You can follow this Install Netdata with kickstart.sh | Learn Netdata section in our docs to install the Agent

ok i installed netdata it looks very nice and handy.
I have several questions:

  1. how to protect this page from prying eyes?
  2. Where should I look to identify a disk problem?

i see something like that

this situation happens with two disks

Now I would suggest you two paths, choose whatever you like.

  1. Claim(connect) this Agent to the cloud which will give you the ability to
    A. aggregate all of your dashboards in a single pane (dashboard from many agents, servers which are running Netdata Agent) AND restrict access to this local dashboard (Web server | Learn Netdata)
    B. Extra troubleshooting features like Metric Correlations | Learn Netdata && Anomaly Advisor | Learn Netdata

  2. Restrict access to only local subnets (Web server | Learn Netdata) and continue with Agent’s local dashboard. You can also attach this dashboard to an nginx server (if you already running one in this system) and set password Step 10. Set up a proxy | Learn Netdata

what can you say about the source data?
The load reaches its maximum values, what could it be?

Let’s go to the Application metrics and see which app group is utilizing those disks. Relevant documentantion apps.plugin | Learn Netdata

this is all I found, I would like to look and understand the config specified in the wiki, but I don’t have this path.

that’s all i found

You don’t see this, under the Applications?

oh right

I don’t see anything illegal, could this be a monitoring error?

Ok that’s strange, none of the processes is utilizing disk resources. So it’s maybe be something in the underlying mechanisms or and the reporting mechanism for these nvmes (calculating wrong values).

how is the solution?

@vlvkobal I see this netdata/collectors/proc.plugin: wrong output for nvme disk stats, nvme disks not autodiscovered · Issue #5744 · netdata/netdata · GitHub relevant issue. And we closed it with this Check device names in diskstats plugin by vlvkobal · Pull Request #10843 · netdata/netdata · GitHub patch. Do you thing that switching the I/O scheduler like the user suggested in #5744 is necessary (and advised) to receive correct metrics?

well, everything is clear with one of the links, the task is to change the I / O parameter.
but here is the second link with diskstats, what should I do with it?
I don’t understand at all, well, do I have corrected files?
Where do I put them and how do I use them?

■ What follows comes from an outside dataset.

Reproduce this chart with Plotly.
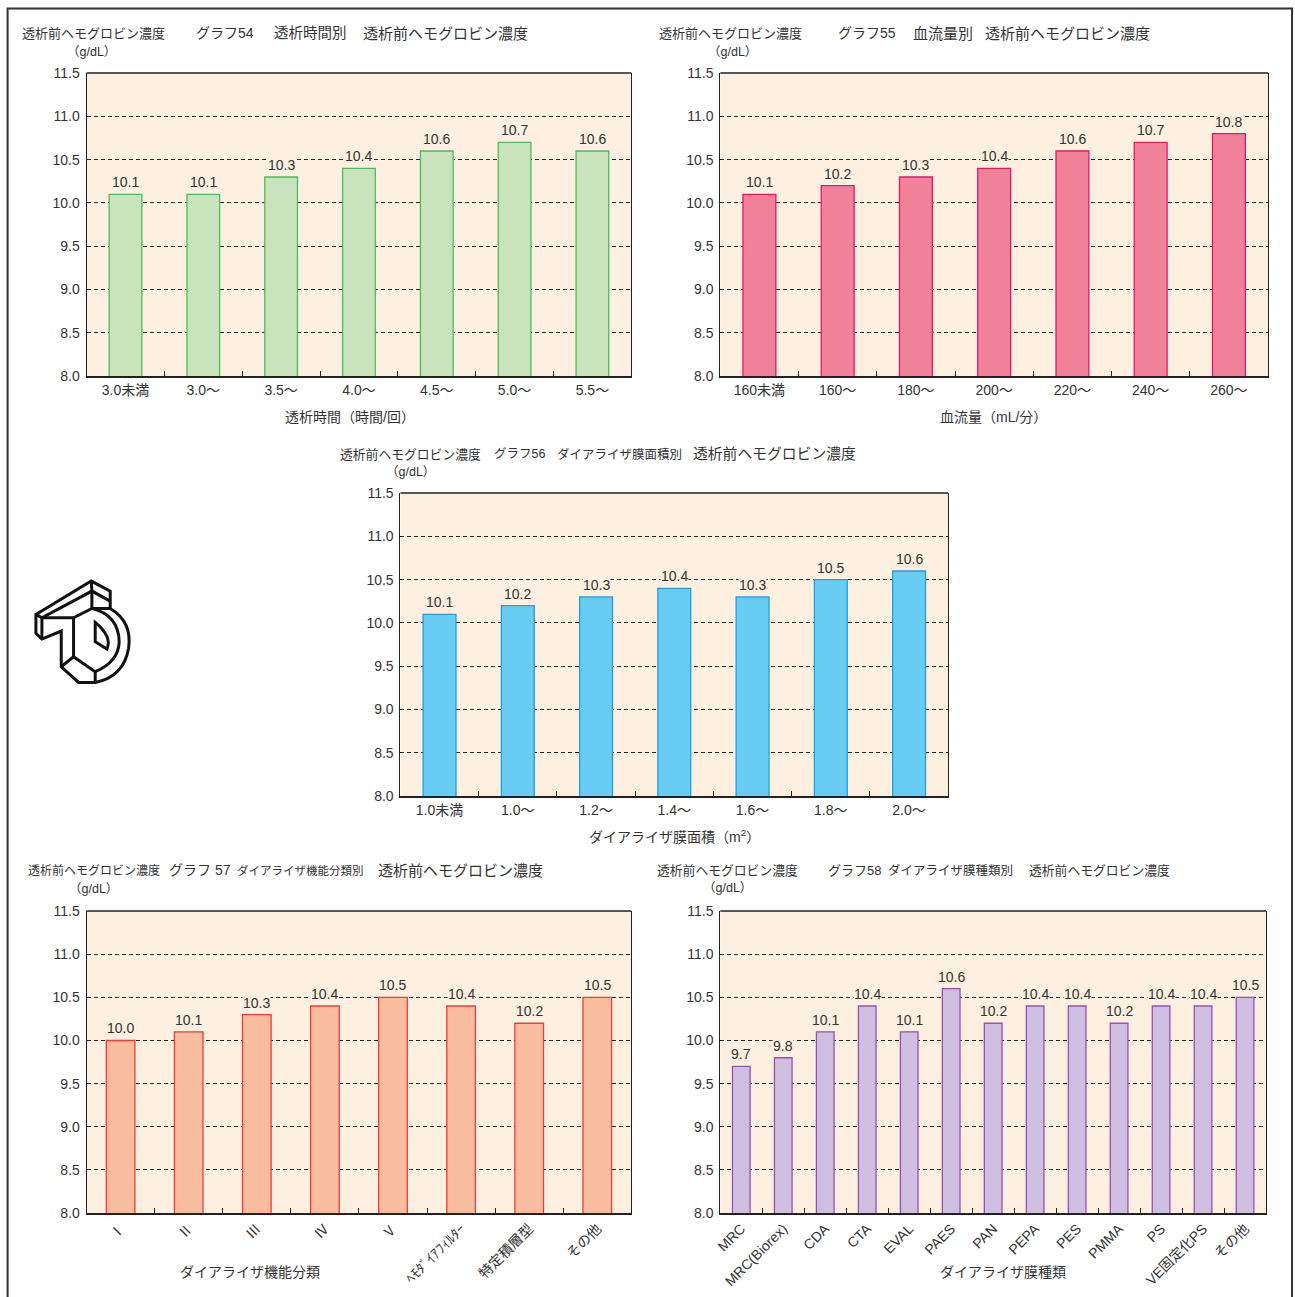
import plotly.graph_objects as go

W, H = 1295, 1297
FONT = "Liberation Sans Narrow, Liberation Sans, Noto Sans CJK JP, sans-serif"
JFONT = "Liberation Sans, Noto Sans CJK JP, sans-serif"
TXT = "#333333"
PLOT_BG = "#fdf0e0"

# ---- data ----
hours_cats = ["3.0未満", "3.0～", "3.5～", "4.0～", "4.5～", "5.0～", "5.5～"]
hours_hb = [10.1, 10.1, 10.3, 10.4, 10.6, 10.7, 10.6]

flow_cats = ["160未満", "160～", "180～", "200～", "220～", "240～", "260～"]
flow_hb = [10.1, 10.2, 10.3, 10.4, 10.6, 10.7, 10.8]

area_cats = ["1.0未満", "1.0～", "1.2～", "1.4～", "1.6～", "1.8～", "2.0～"]
area_hb = [10.1, 10.2, 10.3, 10.4, 10.3, 10.5, 10.6]

func_cats = ["Ⅰ", "Ⅱ", "Ⅲ", "Ⅳ", "Ⅴ", "ﾍﾓﾀﾞｲｱﾌｨﾙﾀｰ", "特定積層型", "その他"]
func_hb = [10.0, 10.1, 10.3, 10.4, 10.5, 10.4, 10.2, 10.5]

memb_cats = ["MRC", "MRC(Biorex)", "CDA", "CTA", "EVAL", "PAES", "PAN", "PEPA",
             "PES", "PMMA", "PS", "VE固定化PS", "その他"]
memb_hb = [9.7, 9.8, 10.1, 10.4, 10.1, 10.6, 10.2, 10.4, 10.4, 10.2, 10.4, 10.4, 10.5]

y_ticks = [8.0, 8.5, 9.0, 9.5, 10.0, 10.5, 11.0, 11.5]


# page-layout helpers: layout positions in page pixels -> paper fractions
def px(x):
    return ((x - 5.4) / 0.9958) / W


def py(y):
    return 1 - ((y - 7.9) / 0.9877) / H


# panel settings: plot-area box in pixels, colours, heading pieces
panels = [
    dict(cats=hours_cats, vals=hours_hb, box=(86, 73, 631, 376),
         fill="#c9e4bd", edge="#4cbc5a", angle=0,
         head=[("透析前ヘモグロビン濃度", 19, 13), ("グラフ54", 193, 14),
               ("透析時間別", 272, 14.5), ("透析前ヘモグロビン濃度", 361, 15)],
         head_y=33, unit=(64, 52), xtitle=("透析時間（時間/回）", 350, 417)),
    dict(cats=flow_cats, vals=flow_hb, box=(720, 73, 1268, 376),
         fill="#f08399", edge="#e5176b", angle=0,
         head=[("透析前ヘモグロビン濃度", 657, 13), ("グラフ55", 836, 14),
               ("血流量別", 911, 15), ("透析前ヘモグロビン濃度", 983, 15)],
         head_y=33, unit=(706, 52), xtitle=("血流量（mL/分）", 993, 417)),
    dict(cats=area_cats, vals=area_hb, box=(400, 493, 948, 796),
         fill="#69cdf3", edge="#1a9fe0", angle=0,
         head=[("透析前ヘモグロビン濃度", 338, 12.8), ("グラフ56", 492, 12.5),
               ("ダイアライザ膜面積別", 555, 12.5), ("透析前ヘモグロビン濃度", 691, 14.8)],
         head_y=454, unit=(384, 472), xtitle=("ダイアライザ膜面積（m<sup>2</sup>）", 674, 836)),
    dict(cats=func_cats, vals=func_hb, box=(86, 911, 631, 1213),
         fill="#f8bd9e", edge="#ef3b3b", angle=-45,
         head=[("透析前ヘモグロビン濃度", 25, 12), ("グラフ 57", 166, 14),
               ("ダイアライザ機能分類別", 234, 11.5), ("透析前ヘモグロビン濃度", 376, 15)],
         head_y=870, unit=(66, 889), xtitle=("ダイアライザ機能分類", 250, 1272)),
    dict(cats=memb_cats, vals=memb_hb, box=(720, 911, 1266, 1213),
         fill="#cebfe0", edge="#9a4fb0", angle=-45,
         head=[("透析前ヘモグロビン濃度", 655, 12.8), ("グラフ58", 826, 13),
               ("ダイアライザ膜種類別", 886, 12.5), ("透析前ヘモグロビン濃度", 1027, 12.8)],
         head_y=870, unit=(701, 888), xtitle=("ダイアライザ膜種類", 1003, 1272)),
]

fig = go.Figure()
annotations = []
layout_axes = {}

for i, p in enumerate(panels, start=1):
    sfx = "" if i == 1 else str(i)
    x0, y0, x1, y1 = p["box"]
    fig.add_trace(go.Bar(
        x=p["cats"], y=p["vals"],
        xaxis="x" + sfx, yaxis="y" + sfx,
        width=0.42,
        marker=dict(color=p["fill"], line=dict(color=p["edge"], width=1.3)),
        showlegend=False, hoverinfo="skip",
    ))
    # value labels above each bar, on a plot-coloured box so the grid breaks behind them
    for c, v in zip(p["cats"], p["vals"]):
        annotations.append(dict(
            text=f"{v:.1f}", x=c, y=v, xref="x" + sfx, yref="y" + sfx,
            xanchor="center", yanchor="bottom", yshift=3, showarrow=False,
            bgcolor=PLOT_BG, borderpad=0,
            font=dict(family=FONT, size=14, color=TXT)))
    layout_axes["xaxis" + sfx] = dict(
        domain=[px(x0), px(x1)], anchor="y" + sfx,
        type="category", categoryorder="array", categoryarray=p["cats"],
        tickangle=p["angle"], tickfont=dict(family=FONT, size=14, color=TXT),
        ticks="inside", tickson="boundaries", ticklen=5, tickcolor="#222",
        showline=True, linecolor="#222", linewidth=2, mirror=False,
        showgrid=False, zeroline=False, fixedrange=True,
    )
    layout_axes["yaxis" + sfx] = dict(
        domain=[py(y1), py(y0)], anchor="x" + sfx,
        range=[8.0, 11.5], tickmode="array", tickvals=y_ticks,
        ticktext=[f"{v:.1f}" for v in y_ticks],
        tickfont=dict(family=FONT, size=14, color=TXT), ticklabelstandoff=3,
        ticks="", showline=True, linecolor="#222", linewidth=1, mirror=True,
        showgrid=True, gridcolor="#222", gridwidth=1, griddash="4px,3px",
        zeroline=False, fixedrange=True,
    )
    # background of plot area
    fig.add_shape(type="rect", xref="paper", yref="paper",
                  x0=px(x0), x1=px(x1), y0=py(y1), y1=py(y0),
                  fillcolor=PLOT_BG, line=dict(width=0), layer="below")
    # top border of plot area
    fig.add_shape(type="line", xref="paper", yref="paper",
                  x0=px(x0), x1=px(x1), y0=py(y0), y1=py(y0),
                  line=dict(color="#222", width=1.5))

    for txt, tx, fs in p["head"]:
        annotations.append(dict(text=txt, x=px(tx), y=py(p["head_y"]), xref="paper", yref="paper",
                                xanchor="left", yanchor="middle", showarrow=False,
                                font=dict(family=JFONT, size=fs, color=TXT)))
    ux, uy = p["unit"]
    annotations.append(dict(text="（g/dL）", x=px(ux), y=py(uy), xref="paper", yref="paper",
                            xanchor="left", yanchor="middle", showarrow=False,
                            font=dict(family=FONT, size=12.5, color=TXT)))
    xt, xtx, xty = p["xtitle"]
    annotations.append(dict(text=xt, x=px(xtx), y=py(xty), xref="paper", yref="paper",
                            xanchor="center", yanchor="middle", showarrow=False,
                            font=dict(family=JFONT, size=14, color=TXT)))

# outer page frame (left, top, right edges)
fig.add_shape(type="path", xref="paper", yref="paper",
              path=f"M{px(7):.5f},{py(1310):.5f} L{px(7):.5f},{py(8.5):.5f} "
                   f"L{px(1292):.5f},{py(8.5):.5f} L{px(1292):.5f},{py(1310):.5f}",
              line=dict(color="#333", width=2))


# isometric "TD" logo outline
def lp(zx, zy):
    x = 28 + zx / 3
    y = 575 + zy / 3
    return f"{px(x):.5f},{py(y):.5f}"


logo_paths = [
    # outer silhouette
    "M" + lp(22, 118) + " L" + lp(188, 18) + " L" + lp(245, 48) + " L" + lp(245, 100)
    + " Q" + lp(312, 140) + " " + lp(300, 220)
    + " Q" + lp(285, 305) + " " + lp(200, 322)
    + " L" + lp(150, 322) + " L" + lp(98, 275) + " L" + lp(98, 168)
    + " L" + lp(40, 192) + " L" + lp(22, 175) + " Z",
    # top face of the T bar
    "M" + lp(22, 118) + " L" + lp(40, 128) + " L" + lp(190, 48) + " L" + lp(245, 78),
    "M" + lp(188, 18) + " L" + lp(190, 48),
    "M" + lp(40, 128) + " L" + lp(40, 192),
    # T stem front face
    "M" + lp(40, 128) + " L" + lp(135, 128) + " L" + lp(135, 245) + " L" + lp(98, 275),
    "M" + lp(135, 128) + " L" + lp(190, 100) + " L" + lp(245, 100),
    "M" + lp(190, 48) + " L" + lp(190, 100),
    # bottom edge
    "M" + lp(135, 245) + " L" + lp(200, 290) + " L" + lp(200, 322),
    # D inner curve
    "M" + lp(190, 100) + " Q" + lp(270, 120) + " " + lp(272, 200)
    + " Q" + lp(270, 260) + " " + lp(200, 290),
    # D counter
    "M" + lp(200, 142) + " L" + lp(200, 200) + " L" + lp(235, 222)
    + " Q" + lp(252, 185) + " " + lp(200, 142) + " Z",
]
for path in logo_paths:
    fig.add_shape(type="path", xref="paper", yref="paper", path=path,
                  line=dict(color="#111", width=3))

fig.update_layout(
    width=W, height=H, margin=dict(l=0, r=0, t=0, b=0),
    paper_bgcolor="white", plot_bgcolor="rgba(0,0,0,0)",
    font=dict(family=FONT, color=TXT), annotations=annotations,
    bargap=0.58, **layout_axes,
)

fig.write_html("out.html")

UPD(1) well, I understand that they need to be marked up in netdata/collectors/proc.plugin/proc_diskstats.c
but how do i find the location of netdata?

UPD(2) found the location, netdata, but these files are not there.

could it be a problem that my snaps are 100% loaded?

Do you thing that switching the I/O scheduler like the user suggested in #5744 is necessary (and advised) to receive correct metrics?

I don’t know. The issue we fixed was about incorrectly collected data, not about a real disk load.